§ Plotting code records

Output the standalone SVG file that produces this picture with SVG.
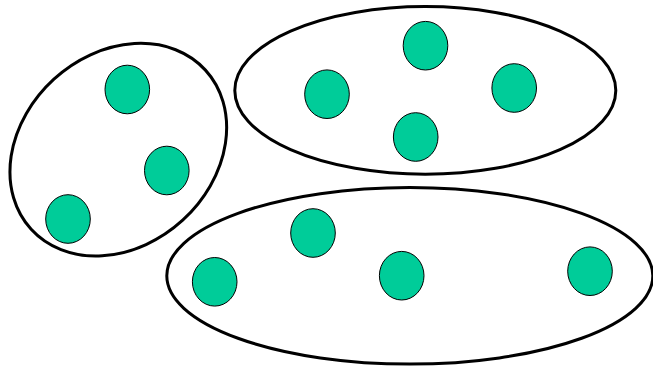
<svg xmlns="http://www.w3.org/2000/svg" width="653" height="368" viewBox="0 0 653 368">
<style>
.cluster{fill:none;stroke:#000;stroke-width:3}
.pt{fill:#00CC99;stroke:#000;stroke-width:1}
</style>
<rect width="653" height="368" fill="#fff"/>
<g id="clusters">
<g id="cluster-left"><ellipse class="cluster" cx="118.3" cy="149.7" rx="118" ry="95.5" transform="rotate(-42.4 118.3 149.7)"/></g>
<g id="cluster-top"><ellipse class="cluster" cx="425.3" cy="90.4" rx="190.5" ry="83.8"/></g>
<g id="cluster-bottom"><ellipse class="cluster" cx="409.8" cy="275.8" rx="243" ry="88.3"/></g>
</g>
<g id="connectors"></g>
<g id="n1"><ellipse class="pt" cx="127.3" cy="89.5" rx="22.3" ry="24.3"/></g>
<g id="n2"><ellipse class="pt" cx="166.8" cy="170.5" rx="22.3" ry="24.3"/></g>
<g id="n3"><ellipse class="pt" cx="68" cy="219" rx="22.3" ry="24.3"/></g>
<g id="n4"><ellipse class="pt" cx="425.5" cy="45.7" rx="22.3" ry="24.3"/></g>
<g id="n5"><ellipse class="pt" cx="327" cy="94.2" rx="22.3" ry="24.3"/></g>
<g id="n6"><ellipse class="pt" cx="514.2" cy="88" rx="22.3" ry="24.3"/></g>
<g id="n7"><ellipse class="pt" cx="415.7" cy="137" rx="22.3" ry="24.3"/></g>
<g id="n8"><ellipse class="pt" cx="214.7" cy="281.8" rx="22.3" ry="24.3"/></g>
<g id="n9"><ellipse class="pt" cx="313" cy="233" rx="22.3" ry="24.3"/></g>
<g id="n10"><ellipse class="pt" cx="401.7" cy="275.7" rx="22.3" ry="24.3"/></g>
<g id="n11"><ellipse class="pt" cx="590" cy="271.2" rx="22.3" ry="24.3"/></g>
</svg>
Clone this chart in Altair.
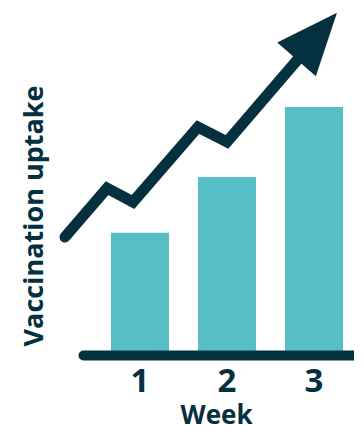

§ Short exercise
Copy each line above precisely, dropping the pictures.

§ Exercise response
Output the standalone SVG file that produces this picture with SVG.
<svg xmlns="http://www.w3.org/2000/svg" width="653" height="368" viewBox="0 0 653 368">
<style>
.cluster{fill:none;stroke:#000;stroke-width:3}
.pt{fill:#00CC99;stroke:#000;stroke-width:1}
</style>
<rect width="653" height="368" fill="#fff"/>
<g id="clusters">
<g id="cluster-left"><ellipse class="cluster" cx="118.3" cy="149.7" rx="118" ry="95.5" transform="rotate(-42.4 118.3 149.7)"/></g>
<g id="cluster-top"><ellipse class="cluster" cx="425.3" cy="90.4" rx="190.5" ry="83.8"/></g>
<g id="cluster-bottom"><ellipse class="cluster" cx="409.8" cy="275.8" rx="243" ry="88.3"/></g>
</g>
<g id="connectors"></g>
<g id="n1"><ellipse class="pt" cx="127.3" cy="89.5" rx="22.3" ry="24.3"/></g>
<g id="n2"><ellipse class="pt" cx="166.8" cy="170.5" rx="22.3" ry="24.3"/></g>
<g id="n3"><ellipse class="pt" cx="68" cy="219" rx="22.3" ry="24.3"/></g>
<g id="n4"><ellipse class="pt" cx="425.5" cy="45.7" rx="22.3" ry="24.3"/></g>
<g id="n5"><ellipse class="pt" cx="327" cy="94.2" rx="22.3" ry="24.3"/></g>
<g id="n6"><ellipse class="pt" cx="514.2" cy="88" rx="22.3" ry="24.3"/></g>
<g id="n7"><ellipse class="pt" cx="415.7" cy="137" rx="22.3" ry="24.3"/></g>
<g id="n8"><ellipse class="pt" cx="214.7" cy="281.8" rx="22.3" ry="24.3"/></g>
<g id="n9"><ellipse class="pt" cx="313" cy="233" rx="22.3" ry="24.3"/></g>
<g id="n10"><ellipse class="pt" cx="401.7" cy="275.7" rx="22.3" ry="24.3"/></g>
<g id="n11"><ellipse class="pt" cx="590" cy="271.2" rx="22.3" ry="24.3"/></g>
</svg>
Clone this chart in Altair.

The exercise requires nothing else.